Oui, il y aussi eu pas mal de subventions de l'État. Si on jette un œil à Nanjie, on dirait une ville égalitariste vraiment prospère. Mais si vous y regardez d'un peu plus près, vous verrez que son succès est proportionnel aux différents financements qu'elle a reçus.

Un jeune touriste chinois prend en photo un monument à la gloire de Staline

Qu'est-ce qu'ils ont fait avec tout cet argent qui leur arrivait ?
Les financements leur ont permis de construire tous ces monuments. L'autre jour, j'ai lu que l'un des leaders de la ville avait utilisé des millions de dollars de prêts pour essayer de construire une machine à mouvement perpétuel.

C'est fascinant. Ces monuments ont-ils eu un rôle à jouer dans la reconversion de Nanjie en attraction touristique ?
Oui, pour les gens de l'extérieur comme moi, il s'agit d'une attraction touristique semblable à celle que sera – j'imagine – Dubaï dans l'avenir. Tout cet argent est arrivé et a débouché sur la construction de tous ces trucs bizarres. Et ces monuments commencent à vieillir, ça se voit dans les photos. Beaucoup paraissent encore plus étranges qu'avant.
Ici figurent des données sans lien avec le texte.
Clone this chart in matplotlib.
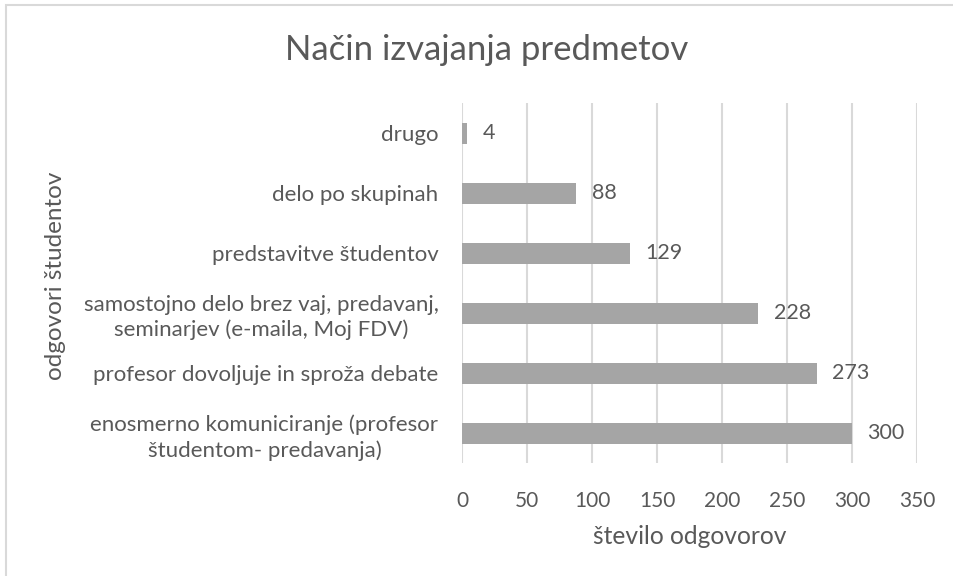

Mais les Chinois vont là-bas pour comprendre à quoi pouvait ressembler la vie sous le régime communiste. Apparemment, la vie au village est semblable au quotidien de cette époque-là. Les Chinois cherchent à toucher du doigt le concept idéalisé de la Chine maoïste et on trouve beaucoup de ça à Nanjie. Il y a par exemple ces gros hauts-parleurs qui diffusent en permanence des chants communistes. À vrai dire, c'est un village plutôt mignon où il fait bon être.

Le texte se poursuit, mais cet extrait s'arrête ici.